Trading quip for quip, jab for jab and compliment for compliment - Utah's threegubernatorial candidates participated in their final joint appearance Wednesday, this one at Utah Valley Community College in Orem.

The candidates gave opening statements and then responded to questions submitted by the audience packing UVCC's ballroom. Greg Engeman, a University of Utah student who is a lobbyist for the Utah Student Association, served as debate moderator."I have never felt that independent was the easiest way to get elected governor of the state of Utah, but when elected, independent will be the best way to run the state of Utah," Independent candidate Merrill Cook told the group.

Cook said there is little difference between the Democratic and Republican party leadership in Utah and said those parties are ignoring the people.

"Somebody has got to stand up when those parties forget to focus on the people," Cook said.

Cook, who has campaigned on the theme that prosperity follows tax cuts, said this belief is shared by President Ronald Reagan and Vice President George Bush but not by the Utah Republican Party.

"We're the ones trying to do for the state of Utah what Ronald Reagan tried to do for America," Cook said.

Cook said that even if the tax initiatives fail, reasonable measures are needed to reduce the high sales taxes and income taxes in Utah.

In his opening remarks, Democratic candidate Ted Wilson quipped that it was "good to be with Norm and Merrill for the last time," but said he had come to like his opponents during the course of the campaign and told the crowd they had three honorable men to choose from on Nov. 8.

"I'm a Democrat and I'm proud of it," Wilson said. "Democrats, as you will remember, in this state have performed well.
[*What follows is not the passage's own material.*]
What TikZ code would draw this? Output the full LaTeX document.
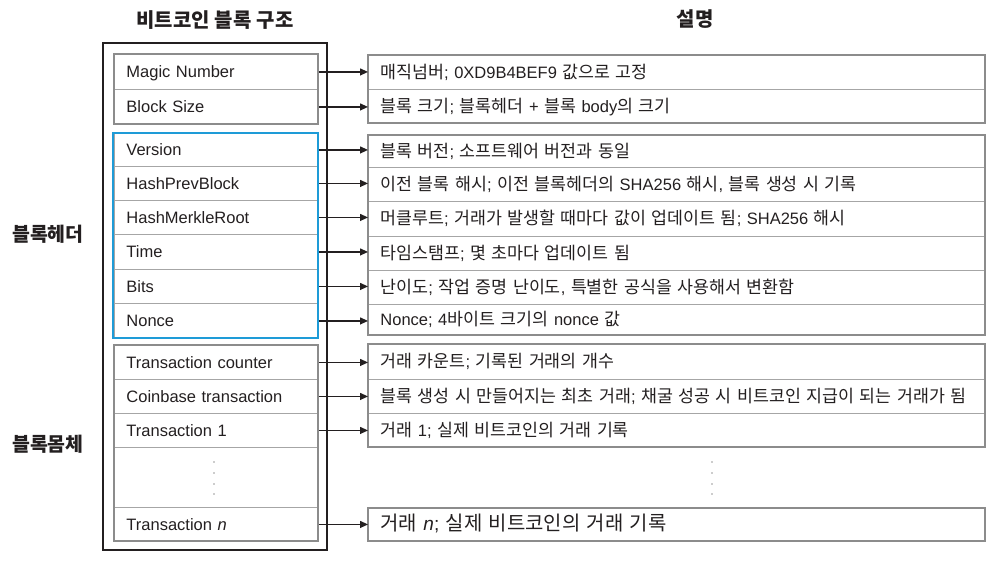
\documentclass[tikz,border=0pt]{standalone}
\usepackage{fontspec}
\setmainfont{Liberation Sans}
\newfontfamily\krfont[Scale=1.05]{Noto Sans CJK KR}
\usetikzlibrary{arrows.meta}
\XeTeXinterchartokenstate=1
\newXeTeXintercharclass\KrClass
\newcount\krc
\krc="AC00
\loop
  \XeTeXcharclass\krc=\KrClass
  \ifnum\krc<"D7A3 \advance\krc by 1
\repeat
\XeTeXinterchartoks 0 \KrClass = {\begingroup\krfont}
\XeTeXinterchartoks 4095 \KrClass = {\begingroup\krfont}
\XeTeXinterchartoks \KrClass 0 = {\endgroup}
\XeTeXinterchartoks \KrClass 4095 = {\endgroup}
\definecolor{ink}{HTML}{231F20}
\definecolor{hblue}{HTML}{1E9BD7}
\definecolor{framegray}{HTML}{8C8C8C}
\definecolor{rowgray}{HTML}{A6A6A6}
\definecolor{dotgray}{HTML}{9A9A9A}
\begin{document}
\begin{tikzpicture}[x=1pt,y=-1pt,
  txt/.style={font=\fontsize{16.5}{19}\selectfont, text=ink},
  lrow/.style={txt, draw=rowgray, line width=0.9pt, anchor=north west, minimum width=204pt,
    text width=180pt, inner xsep=12pt, inner ysep=0pt, align=left, text height=12pt, text depth=0pt},
  rrow/.style={txt, draw=rowgray, line width=0.9pt, anchor=north west, minimum width=617pt,
    text width=593pt, inner xsep=12pt, inner ysep=0pt, align=left, text height=12pt, text depth=0pt},
  title/.style={font=\fontsize{19}{22}\selectfont\bfseries, text=ink, inner sep=0pt},
  side/.style={font=\fontsize{18.5}{22}\selectfont\bfseries, text=ink, inner sep=0pt},
  arr/.style={draw=ink, line width=1.2pt, -{Triangle[length=8pt,width=7pt]}},
]
\useasboundingbox (0,0) rectangle (1005,562);

% titles
\node[title] (t1) at (215,20) {비트코인 블록 구조};
\node[title] (t2) at (695,19) {설명};
\node[side] (s1) at (48,234) {블록헤더};
\node[side] (s2) at (48,444) {블록몸체};

% left rows
\node[lrow, minimum height=35pt] (m1) at (114,54) {Magic Number};
\node[lrow, minimum height=35pt] (m2) at (114,89) {Block Size};
\node[lrow, minimum height=33pt] (h1) at (114,133) {Version};
\node[lrow, minimum height=34pt] (h2) at (114,166) {HashPrevBlock};
\node[lrow, minimum height=34pt] (h3) at (114,200) {HashMerkleRoot};
\node[lrow, minimum height=35pt] (h4) at (114,234) {Time};
\node[lrow, minimum height=34pt] (h5) at (114,269) {Bits};
\node[lrow, minimum height=35pt] (h6) at (114,303) {Nonce};
\node[lrow, minimum height=34pt] (b1) at (114,345) {Transaction counter};
\node[lrow, minimum height=34pt] (b2) at (114,379) {Coinbase transaction};
\node[lrow, minimum height=34pt] (b3) at (114,413) {Transaction 1};
\node[lrow, minimum height=60pt] (b4) at (114,447) {};
\node[lrow, minimum height=34pt] (b5) at (114,507) {Transaction \textit{n}};

% left group frames
\draw[framegray, line width=1.8pt] (114,54) rectangle (318,124);
\draw[hblue, line width=2.4pt] (113,133) rectangle (318,338);
\draw[framegray, line width=1.8pt] (114,345) rectangle (318,541);
\draw[ink, line width=2.8pt] (103,43) rectangle (327,550);

% right rows
\node[rrow, minimum height=34pt] (r1) at (368,55) {매직넘버; 0XD9B4BEF9 값으로 고정};
\node[rrow, minimum height=34pt] (r2) at (368,89) {블록 크기; 블록헤더 + 블록 body의 크기};
\node[rrow, minimum height=32pt] (r3) at (368,135) {블록 버전; 소프트웨어 버전과 동일};
\node[rrow, minimum height=34pt] (r4) at (368,167) {이전 블록 해시; 이전 블록헤더의 SHA256 해시, 블록 생성 시 기록};
\node[rrow, minimum height=35pt] (r5) at (368,201) {머클루트; 거래가 발생할 때마다 값이 업데이트 됨; SHA256 해시};
\node[rrow, minimum height=34pt] (r6) at (368,236) {타임스탬프; 몇 초마다 업데이트 됨};
\node[rrow, minimum height=34pt] (r7) at (368,270) {난이도; 작업 증명 난이도, 특별한 공식을 사용해서 변환함};
\node[rrow, minimum height=31pt] (r8) at (368,304) {Nonce; 4바이트 크기의 nonce 값};
\node[rrow, minimum height=35pt] (r9) at (368,344) {거래 카운트; 기록된 거래의 개수};
\node[rrow, minimum height=34pt] (r10) at (368,379) {\mbox{블록 생성 시 만들어지는 최초 거래; 채굴 성공 시 비트코인 지급이 되는 거래가 됨}};
\node[rrow, minimum height=34pt] (r11) at (368,413) {거래 1; 실제 비트코인의 거래 기록};
\node[rrow, minimum height=33pt, font=\fontsize{19}{21}\selectfont] (r12) at (368,508) {거래 \textit{n}; 실제 비트코인의 거래 기록};

% right group frames
\draw[framegray, line width=1.4pt] (368,55) rectangle (985,123);
\draw[framegray, line width=1.4pt] (368,135) rectangle (985,335);
\draw[framegray, line width=1.4pt] (368,344) rectangle (985,447);
\draw[framegray, line width=1.4pt] (368,508) rectangle (985,541);

% dots
\foreach \yy in {462,473,484,494} {
  \fill[dotgray] (214,\yy) circle (0.9pt);
  \fill[dotgray] (712,\yy) circle (0.9pt);
}

% arrows
\draw[arr] (m1.east) -- (m1.east -| r1.west);
\draw[arr] (m2.east) -- (m2.east -| r2.west);
\draw[arr] (h1.east) -- (h1.east -| r3.west);
\draw[arr] (h2.east) -- (h2.east -| r4.west);
\draw[arr] (h3.east) -- (h3.east -| r5.west);
\draw[arr] (h4.east) -- (h4.east -| r6.west);
\draw[arr] (h5.east) -- (h5.east -| r7.west);
\draw[arr] (h6.east) -- (h6.east -| r8.west);
\draw[arr] (b1.east) -- (b1.east -| r9.west);
\draw[arr] (b2.east) -- (b2.east -| r10.west);
\draw[arr] (b3.east) -- (b3.east -| r11.west);
\draw[arr] (b5.east) -- (b5.east -| r12.west);
\end{tikzpicture}
\end{document}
They have been great stewards of the Utah economy."

Wilson identified development of Utah's resources, the rising costs of college tuition and the percentage of high school dropouts as problems he is concerned about.

"We have to do a better job in Utah of matching our brain power with our job markets," Wilson said. "That means a challenge for higher education."

Wilson said he has developed a 35-page strategic plan for meeting short- and long-range goals, including turning the economy around, helping businesses raise capital and bringing manufacturing back to the state.

Gov. Norm Bangerter chose to open his remarks with a quip also.

"It is a pleasure to be here, and I'm with the other gentlemen, I'm about glad the pleasure is over as well. We're all ready to get on with our jobs . . . I'm a ready to get back to the governor's office, Ted's ready to get back to the University of Utah, and Merrill's ready to get back to Cook Slurry."

Bangerter said he is proud of his record during 14 years in public office, calling UVCC part of that public record.

Bangerter said he has been a strong supporter of higher education and that the expansion of that system is not over yet.

"I think . . . it takes a builder, someone who can move the program forward, who can get their program through the Legislature, who can keep this state on the roll that it really is on after suffering some difficult times," Bangerter said. "I'm that candidate."

"Reagan would love to have my record because I've reduced spending 7 to 8 percent in four years," Bangerter said. "The facts are he hasn't been able to do that on a national level."

In responding to questions from the audience, Bangerter defended his decisions on issues such as pumping and tax increases; Wilson defended his record as mayor of Salt Lake City; and Cook defended himself as a multi-issue candidate.

All three candidates said that although teachers deserve a raise, providing salary increases would be difficult under the current economic conditions. Wilson said he has a faculty retention fund proposal, and Bangerter said he believes there will be funds for an increase in next year's budget.

In response to a question about vocational education's future, all three candidates said they support vocational education and that it should be expanded.